I have been away for so long. So many things have happened. I was loosing good and then got way off track. I had to have gallbladder surgery and for a long time I thought I was having problems with my lapband and all along it was the gallbladder. Lots of other things have gotten in my way on this journey. I am feeling really good now and on the right track.
Well it has been awhile since I have posted. Just living so fast and furious, trying to remember to take the time to take care of myself. Take those small slow bites, wait the 1 minute. Just simple things that I sometimes don't take the time to do. I always feel a bit funny when out to eat and everyone is finished but me. Or when the waiter keeps coming bay asking if everything is ok. I feel like yelling "yes, do you mind if I don't cram my food all it at once" Makes me think how society as a whole just eats so fast. Always in a hurry. I am really hoping that some weight drops a bit in the next couple of weeks. I think it will now.
Today I see my Dr. I don't know where I am right now in this journey. I have been so busy and running and going that I just haven't taken time out to do some self checking. I had my 19 year old niece stay with us for over a week, at which time my mother came and was with us for 2 weeks and my grandson. Now this weekend I have my daughter-n-law and their 2 kids. My daughter and her 2. Wow!! this has been the busiest summer. It is super fun though. I love having them all at my house and cooking for them. Playing with the grandkids is the greatest. Well back to the fill situation....so I know today the Dr is going to ask me "do you think you need a fill" some days I know I need one and some days I feel like I can barely eat. I also think my weight loss is going to be really low. I hate that, makes me feel like such a looser (and not in the right way!!)... I guess I will figure it out and udpate tomorrow if I get a fill or not.
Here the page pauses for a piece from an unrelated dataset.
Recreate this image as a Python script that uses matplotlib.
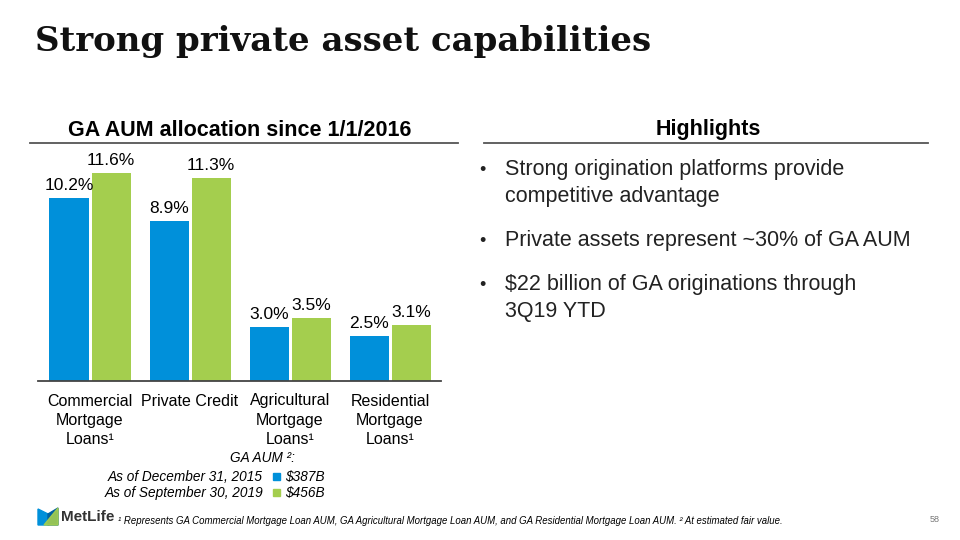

Not doing my best today. Feeling really tired and wasn't ready to get up this morning. Oh well, sometimes that makes for the best days. Had a really tough episode Saturday night at a dinner. I think I ate too fast or got too much rice in my food, was having Chinese food. I spent the rest of the evening and even yesterday feeling "stuck" and sliming. This morning still taking it easy, eating something a bit soft for breakfast. I think that might be the worse I have ever had. It's really hard to remember to focus on eating slowly when eating when others. At home and when its just me hubby eating out, I use a timer on my iphone. Works perfect. Not exactly cool to get your iphone out and time your eating at a dinner. Everyone eats so darn fast, when I go really slow it is very noticable. Well just have to keep doing what I need to do. Great week to all!!!
I have been on one of those roller coasters where one morning I weigh one thing, the next morning 2 lbs lighter, the next day back to the original number, the next day one number higher, the next day 2 lbs lighter. Get the picture??? I hate that. Finally for 2 days now I have been 2 lbs lighter. Maybe finally I am moving on, back on track with loosing. I am following a pretty good plan with occasional treats. I won't call them "cheats" or anything like that because they aren't, they are planned small portions of something sweet. I have to make sure I keep that limited and keep it as a treat and not habit. I think I have be able to live with my plan forever and I know that living forever with nothing sweet isn't going to happen. I am of the belief that if you allow yourself a small portion of something occasionally it will keep you satisfied. My usual treat is "Starbucks" I have a bad addiction to light extra coffee caramel frapp!! Heck yeah!!! Love those darn things.
Ok, its time for me to get on the stick and quit sitting around sabotaging myself. I really need to get past these 3 weights that I bounce around with. Everyday I weight 239, 241, or 242. WTF... I want to move down and be more consistent. I know my fill is good, I can feel it working. I have really been feeling over-whelmed and stressed alot. I think it is just the summer and so much going on. This feelings always leave me eating and by eating I mean eating the wrong stuff. I do so good all day and then in the evening I have been deciding that I "deserve" something. Well what the hell I deserve is to have a healthy, functioning body. I deserve some nice new clothes from a regular store. Am I scared?? I could be. I don't remember buying clothes from a regular store, I don't remember not having this fat shielding me from life. I have always had it. Sometimes it scares me??? What will I do, who will I be if I am not "overweight Lillie". What excuse for not participating in life will I have? Crap maybe I need some advice!!!
Last Thursday I had my monthly check up visit with my Dr. Since I had lost 8 pounds in the month he felt like I did not need a fill. He thought that was really good. It's so hard for me to tell if I need a fill or not. I know in the morning I can't eat much, I know when I eat bread or something like pasta I can't hardly eat it. I do get full. The problem is at night. I don't know if I am hungry or just snacking out of habit??? That is the hardest thing for me. I really think I maybe just like to snack out of habit and boredom, or emotional eating. Me and my husband are not very active in the evening unless we have a meeting or something else to do. I really think the TV bores me, which could cause the snacking. I am going to work hard at not doing that for awhile. Maybe tonight when I get that feeling that it's time to get something to eat, I will write down what I am thinking or feeling. Take care everyone!!!